Written instruction
Quote only the part that opens with the line containing "Emit a Python" and closes with the line containing "import plotly.graph_objects as go". Keep both of those lines.

Record extracts
☆ ☆ ☆ ☆ ☆ ☆ ☆
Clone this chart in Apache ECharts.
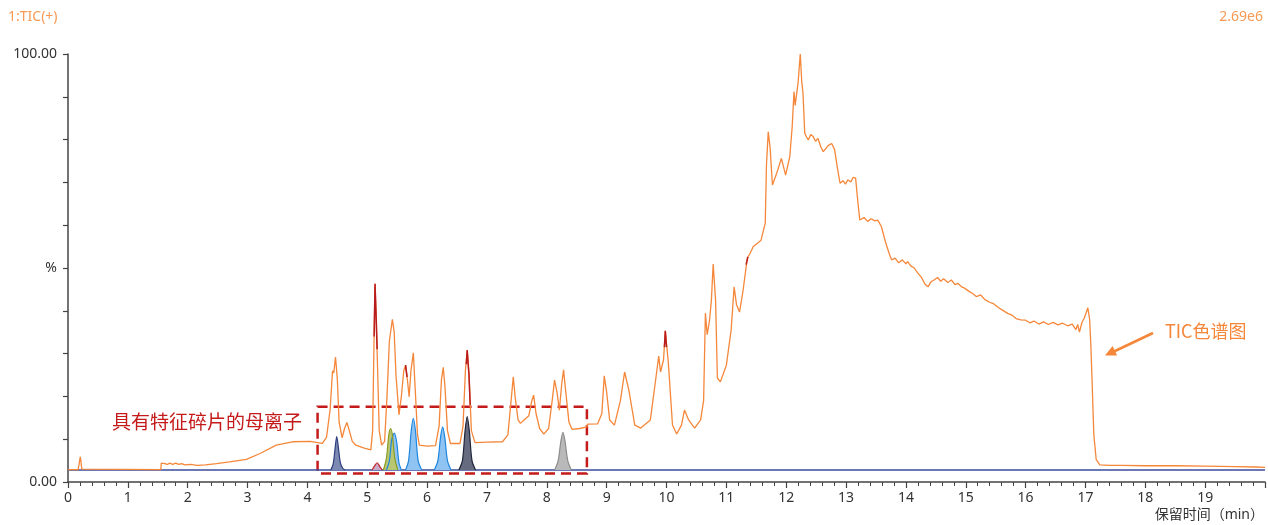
☆ ☆ ☆ ☆ ☆ ☆ ☆
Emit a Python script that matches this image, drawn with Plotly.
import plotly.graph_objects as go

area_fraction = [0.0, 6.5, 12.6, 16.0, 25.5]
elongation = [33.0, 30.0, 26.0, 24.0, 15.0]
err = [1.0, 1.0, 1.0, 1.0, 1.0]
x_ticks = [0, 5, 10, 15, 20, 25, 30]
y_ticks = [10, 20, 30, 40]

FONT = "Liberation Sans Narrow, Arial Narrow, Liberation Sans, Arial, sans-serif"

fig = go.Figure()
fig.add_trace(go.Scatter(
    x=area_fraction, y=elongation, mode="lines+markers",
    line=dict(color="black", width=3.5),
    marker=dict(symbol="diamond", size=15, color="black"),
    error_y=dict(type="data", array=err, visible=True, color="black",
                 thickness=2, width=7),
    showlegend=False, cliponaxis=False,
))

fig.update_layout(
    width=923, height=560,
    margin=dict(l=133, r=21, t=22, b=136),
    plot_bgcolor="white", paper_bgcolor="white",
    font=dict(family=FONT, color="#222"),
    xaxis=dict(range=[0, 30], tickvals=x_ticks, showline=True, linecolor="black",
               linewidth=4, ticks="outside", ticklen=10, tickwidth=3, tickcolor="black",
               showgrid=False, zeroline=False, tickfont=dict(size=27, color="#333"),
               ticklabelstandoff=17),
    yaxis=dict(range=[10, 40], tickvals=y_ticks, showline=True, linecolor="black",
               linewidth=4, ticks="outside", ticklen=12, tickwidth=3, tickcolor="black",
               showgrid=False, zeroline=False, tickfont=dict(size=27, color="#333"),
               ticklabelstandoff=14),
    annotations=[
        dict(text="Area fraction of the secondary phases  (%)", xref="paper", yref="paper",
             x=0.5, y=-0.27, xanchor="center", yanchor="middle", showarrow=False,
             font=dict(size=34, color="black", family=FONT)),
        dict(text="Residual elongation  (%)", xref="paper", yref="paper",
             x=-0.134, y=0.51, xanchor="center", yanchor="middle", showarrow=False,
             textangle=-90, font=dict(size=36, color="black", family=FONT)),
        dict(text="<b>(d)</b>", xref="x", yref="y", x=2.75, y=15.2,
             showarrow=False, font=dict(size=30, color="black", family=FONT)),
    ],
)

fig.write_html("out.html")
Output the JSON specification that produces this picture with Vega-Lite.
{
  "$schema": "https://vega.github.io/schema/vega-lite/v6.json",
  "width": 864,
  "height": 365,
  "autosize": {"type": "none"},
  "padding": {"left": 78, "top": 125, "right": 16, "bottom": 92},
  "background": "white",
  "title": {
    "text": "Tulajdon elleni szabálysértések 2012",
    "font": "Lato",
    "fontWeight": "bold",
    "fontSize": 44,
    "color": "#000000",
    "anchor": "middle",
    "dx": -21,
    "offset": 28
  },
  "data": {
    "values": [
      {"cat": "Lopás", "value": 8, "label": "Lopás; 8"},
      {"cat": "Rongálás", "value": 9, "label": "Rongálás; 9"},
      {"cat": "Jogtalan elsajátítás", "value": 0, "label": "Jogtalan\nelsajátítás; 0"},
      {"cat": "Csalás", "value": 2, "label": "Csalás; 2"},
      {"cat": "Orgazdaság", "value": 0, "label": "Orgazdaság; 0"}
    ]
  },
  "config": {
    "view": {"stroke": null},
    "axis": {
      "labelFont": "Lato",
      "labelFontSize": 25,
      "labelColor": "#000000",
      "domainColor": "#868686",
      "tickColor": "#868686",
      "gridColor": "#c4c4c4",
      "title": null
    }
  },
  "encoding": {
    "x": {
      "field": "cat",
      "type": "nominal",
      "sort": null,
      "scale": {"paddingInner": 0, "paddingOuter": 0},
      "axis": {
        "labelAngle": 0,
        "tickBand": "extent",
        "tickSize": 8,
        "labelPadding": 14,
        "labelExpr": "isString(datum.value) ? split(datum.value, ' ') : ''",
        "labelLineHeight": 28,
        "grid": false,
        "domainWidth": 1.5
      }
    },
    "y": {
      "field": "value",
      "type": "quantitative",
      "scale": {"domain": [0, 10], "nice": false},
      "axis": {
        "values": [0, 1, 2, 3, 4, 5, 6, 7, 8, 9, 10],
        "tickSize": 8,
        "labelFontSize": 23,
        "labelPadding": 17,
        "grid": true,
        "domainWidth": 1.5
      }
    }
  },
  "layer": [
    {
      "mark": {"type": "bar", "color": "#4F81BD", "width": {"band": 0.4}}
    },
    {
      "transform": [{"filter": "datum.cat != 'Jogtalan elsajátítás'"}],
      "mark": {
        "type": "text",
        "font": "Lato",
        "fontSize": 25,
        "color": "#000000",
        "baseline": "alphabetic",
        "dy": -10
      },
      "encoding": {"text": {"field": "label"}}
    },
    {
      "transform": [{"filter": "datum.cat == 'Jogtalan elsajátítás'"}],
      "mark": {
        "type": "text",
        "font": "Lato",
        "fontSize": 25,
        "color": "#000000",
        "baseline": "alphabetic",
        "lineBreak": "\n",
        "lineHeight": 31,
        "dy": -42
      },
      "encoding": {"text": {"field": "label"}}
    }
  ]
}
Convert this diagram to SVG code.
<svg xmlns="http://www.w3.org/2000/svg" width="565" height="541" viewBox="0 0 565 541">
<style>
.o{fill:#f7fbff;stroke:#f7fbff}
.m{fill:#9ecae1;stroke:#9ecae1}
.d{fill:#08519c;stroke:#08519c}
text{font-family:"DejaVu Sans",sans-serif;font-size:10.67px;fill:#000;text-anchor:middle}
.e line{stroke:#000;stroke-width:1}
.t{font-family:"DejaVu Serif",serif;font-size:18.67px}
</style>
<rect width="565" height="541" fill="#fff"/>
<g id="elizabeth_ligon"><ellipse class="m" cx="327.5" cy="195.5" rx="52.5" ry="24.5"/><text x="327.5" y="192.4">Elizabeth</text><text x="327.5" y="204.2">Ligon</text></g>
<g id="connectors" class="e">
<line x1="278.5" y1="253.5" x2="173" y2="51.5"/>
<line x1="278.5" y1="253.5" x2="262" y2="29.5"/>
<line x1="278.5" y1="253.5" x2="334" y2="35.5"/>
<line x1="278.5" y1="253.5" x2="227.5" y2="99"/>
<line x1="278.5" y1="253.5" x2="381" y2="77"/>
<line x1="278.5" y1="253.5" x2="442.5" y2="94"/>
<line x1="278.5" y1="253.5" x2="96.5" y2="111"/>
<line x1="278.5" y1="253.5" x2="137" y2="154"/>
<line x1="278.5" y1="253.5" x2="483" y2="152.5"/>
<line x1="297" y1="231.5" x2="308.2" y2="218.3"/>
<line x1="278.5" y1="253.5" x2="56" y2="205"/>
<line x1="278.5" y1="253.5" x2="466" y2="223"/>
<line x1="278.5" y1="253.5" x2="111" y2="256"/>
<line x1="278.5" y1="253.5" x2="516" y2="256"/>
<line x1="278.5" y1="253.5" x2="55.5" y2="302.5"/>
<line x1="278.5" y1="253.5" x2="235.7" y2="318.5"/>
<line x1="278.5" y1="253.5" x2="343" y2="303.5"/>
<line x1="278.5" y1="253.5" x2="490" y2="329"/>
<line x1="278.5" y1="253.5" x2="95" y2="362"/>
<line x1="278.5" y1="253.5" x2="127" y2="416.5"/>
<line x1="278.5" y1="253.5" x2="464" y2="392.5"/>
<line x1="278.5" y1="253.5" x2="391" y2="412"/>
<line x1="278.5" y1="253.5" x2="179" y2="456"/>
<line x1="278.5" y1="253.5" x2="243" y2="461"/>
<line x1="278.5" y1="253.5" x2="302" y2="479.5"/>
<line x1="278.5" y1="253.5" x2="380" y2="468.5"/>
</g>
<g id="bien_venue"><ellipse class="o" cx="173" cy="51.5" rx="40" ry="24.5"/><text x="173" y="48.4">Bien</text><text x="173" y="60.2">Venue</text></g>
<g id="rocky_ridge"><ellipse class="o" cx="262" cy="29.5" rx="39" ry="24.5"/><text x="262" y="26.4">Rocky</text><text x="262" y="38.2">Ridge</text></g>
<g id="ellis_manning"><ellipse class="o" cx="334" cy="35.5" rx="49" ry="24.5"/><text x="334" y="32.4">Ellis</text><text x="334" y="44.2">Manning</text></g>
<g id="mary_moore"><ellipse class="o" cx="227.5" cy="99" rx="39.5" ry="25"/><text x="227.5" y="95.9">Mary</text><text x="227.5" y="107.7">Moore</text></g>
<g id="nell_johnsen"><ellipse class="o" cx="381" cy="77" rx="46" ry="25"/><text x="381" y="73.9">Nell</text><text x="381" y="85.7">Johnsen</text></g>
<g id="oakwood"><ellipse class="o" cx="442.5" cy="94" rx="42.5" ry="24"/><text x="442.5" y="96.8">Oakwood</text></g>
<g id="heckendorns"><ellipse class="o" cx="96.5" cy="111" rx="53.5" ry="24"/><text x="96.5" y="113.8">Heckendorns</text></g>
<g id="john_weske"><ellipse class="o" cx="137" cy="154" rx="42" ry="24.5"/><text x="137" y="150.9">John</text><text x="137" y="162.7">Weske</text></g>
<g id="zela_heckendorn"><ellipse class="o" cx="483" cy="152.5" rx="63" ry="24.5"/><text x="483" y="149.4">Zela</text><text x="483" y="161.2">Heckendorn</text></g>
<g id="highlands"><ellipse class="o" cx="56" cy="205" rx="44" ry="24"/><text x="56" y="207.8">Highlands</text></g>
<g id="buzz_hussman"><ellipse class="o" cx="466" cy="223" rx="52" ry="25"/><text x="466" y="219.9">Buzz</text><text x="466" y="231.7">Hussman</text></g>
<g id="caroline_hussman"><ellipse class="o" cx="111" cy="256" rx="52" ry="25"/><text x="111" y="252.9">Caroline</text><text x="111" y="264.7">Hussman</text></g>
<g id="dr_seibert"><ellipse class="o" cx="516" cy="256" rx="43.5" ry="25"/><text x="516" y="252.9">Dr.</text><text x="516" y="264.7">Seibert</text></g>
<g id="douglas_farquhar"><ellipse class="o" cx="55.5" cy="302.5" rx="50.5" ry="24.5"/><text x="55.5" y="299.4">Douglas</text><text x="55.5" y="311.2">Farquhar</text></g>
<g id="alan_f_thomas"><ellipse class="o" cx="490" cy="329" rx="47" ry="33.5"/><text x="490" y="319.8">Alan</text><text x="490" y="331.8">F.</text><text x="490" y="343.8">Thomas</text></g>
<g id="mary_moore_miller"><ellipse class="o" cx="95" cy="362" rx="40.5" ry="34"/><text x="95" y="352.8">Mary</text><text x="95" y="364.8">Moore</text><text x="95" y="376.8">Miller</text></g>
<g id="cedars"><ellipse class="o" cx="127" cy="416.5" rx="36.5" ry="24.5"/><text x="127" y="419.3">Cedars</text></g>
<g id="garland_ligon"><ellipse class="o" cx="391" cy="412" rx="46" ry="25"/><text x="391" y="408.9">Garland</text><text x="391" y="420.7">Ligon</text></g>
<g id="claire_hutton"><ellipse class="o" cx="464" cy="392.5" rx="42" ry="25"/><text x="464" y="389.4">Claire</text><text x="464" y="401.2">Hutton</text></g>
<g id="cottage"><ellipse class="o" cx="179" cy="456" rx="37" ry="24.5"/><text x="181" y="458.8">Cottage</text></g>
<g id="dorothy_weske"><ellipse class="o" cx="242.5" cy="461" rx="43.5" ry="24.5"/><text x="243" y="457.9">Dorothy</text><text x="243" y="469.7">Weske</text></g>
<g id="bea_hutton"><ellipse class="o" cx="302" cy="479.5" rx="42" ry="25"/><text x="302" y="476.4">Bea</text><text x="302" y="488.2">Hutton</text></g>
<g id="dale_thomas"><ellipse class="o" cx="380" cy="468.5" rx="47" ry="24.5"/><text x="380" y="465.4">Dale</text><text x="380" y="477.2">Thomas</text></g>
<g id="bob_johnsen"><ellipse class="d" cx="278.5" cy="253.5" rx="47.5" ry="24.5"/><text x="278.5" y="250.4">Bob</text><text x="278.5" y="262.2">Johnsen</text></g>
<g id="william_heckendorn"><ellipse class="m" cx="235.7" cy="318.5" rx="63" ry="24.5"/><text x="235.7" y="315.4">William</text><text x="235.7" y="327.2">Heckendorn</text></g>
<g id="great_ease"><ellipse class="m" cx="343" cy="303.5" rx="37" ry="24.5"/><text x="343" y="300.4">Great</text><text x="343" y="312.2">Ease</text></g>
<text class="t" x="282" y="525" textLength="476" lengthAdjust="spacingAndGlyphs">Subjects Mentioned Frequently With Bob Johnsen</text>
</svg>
☆ ☆ ☆ ☆ ☆ ☆ ☆
Result for this exercise
Emit a Python script that matches this image, drawn with Plotly.
import plotly.graph_objects as go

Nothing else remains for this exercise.